到了元明清,虽然中央政府把茶马贸易权掌握在自己手里,政府严禁私茶与畜产品贸易,但商品经济发展的趋势已经锐不可当。清代以前兰州的茶马交易属于庄浪司管辖。清初时,兰州成为陕甘总督驻节之地,到了乾隆二十五年(1760年),庄浪、西宁、甘州三大茶马司被并入兰州道治理,兰州便成了重要的茶马集散地。
茶叶是茶马互市中的另一重要角色。茶叶主要购自湖南益阳、新化,由悬挂“奉旨采茶”龙旗的车船运往陕西泾阳,加工成砖茶,再用马车、骆驼送至兰州入库。兰州的马场、马滩等地名就来自于此,当时为茶马司所易马匹的临时圈养地。

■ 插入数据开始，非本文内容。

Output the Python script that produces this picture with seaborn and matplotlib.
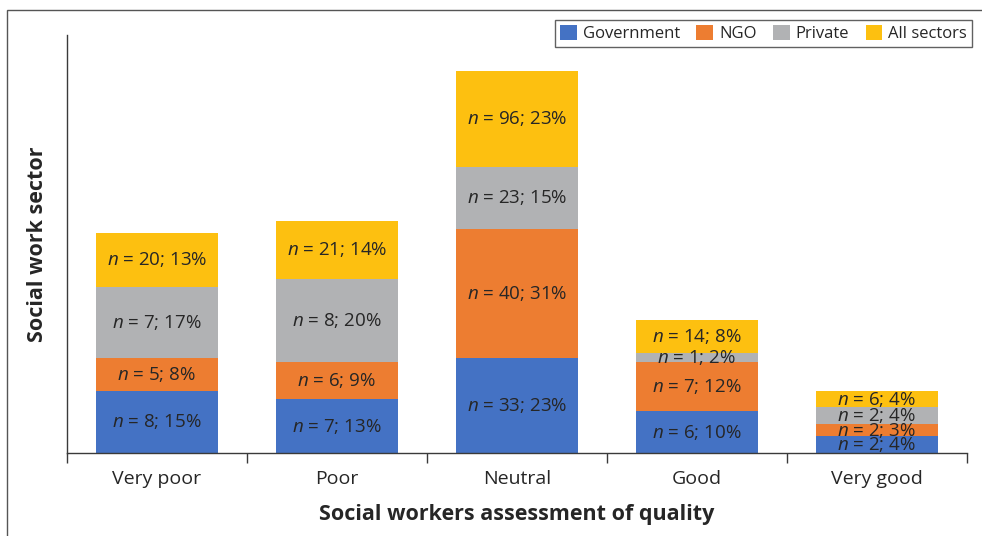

茶商从茶马司领取茶票购买茶叶,然后批发给皮毛商、屠户,再由这些人运到新疆、青海等地换回马匹、牛羊及皮毛。到了晚清,茶马司已名存实亡,早变成了单纯管理茶叶交易的机构了。
兰州成为大西北的商品集散中心,茶马互市功不可没。抗日战争时期,兰州成为大后方,国际援华物资和内地物资源源不断云集兰州,促进了兰州物资流通的大发展。新中国成立至今,兰州的城建交通日新月异,铁路、公路、航空立体交错,四通八达,大西北道路枢纽的地位更加牢固。以兰州为起点,向东通过西兰、宜兰公路、陇海铁路可通往中原、华北及长江下游;向东北通过兰包公(铁)路可到达宁夏、蒙古以至京津地区;向南通过甘川、兰郎公路可到达四川盆地和云贵高原;向西南通过甘青公(铁)路可到达青藏高原;向西北通过古丝绸之路甘新公(铁)路可到达新疆腹地、西亚、中亚甚至俄罗斯。
新中国成立后,兰州成为国家重点建设的城市之一,大西北中心城市的地位更加凸现。改革开放以来,兰州将自己的发展定位为“西北的商贸中心”,特别是1994年国家五部位联合批准兰州进行商贸中心改革试点以来,大商贸、大流通、大市场的格局初步形成,中心城市对周围地区的经济辐射和吸引作用明显增加,辐射面到达西部8个省区,近400万平方千米的地域和3亿人口。随着青藏铁路的开通及未来西藏——尼泊尔——印度——南亚地区交通网络的拓展,兰州商贸流通的优势地位将更加凸现,市场潜力巨大。目前,兰州城乡商业网点密布,东部市场、光辉布料市场、张苏滩蔬菜批发市场等已跻身全国同类市场50强。兰州的优质瓜果、高原蔬菜等特色产品已替代过去的“茶马”,成为市场的新宠。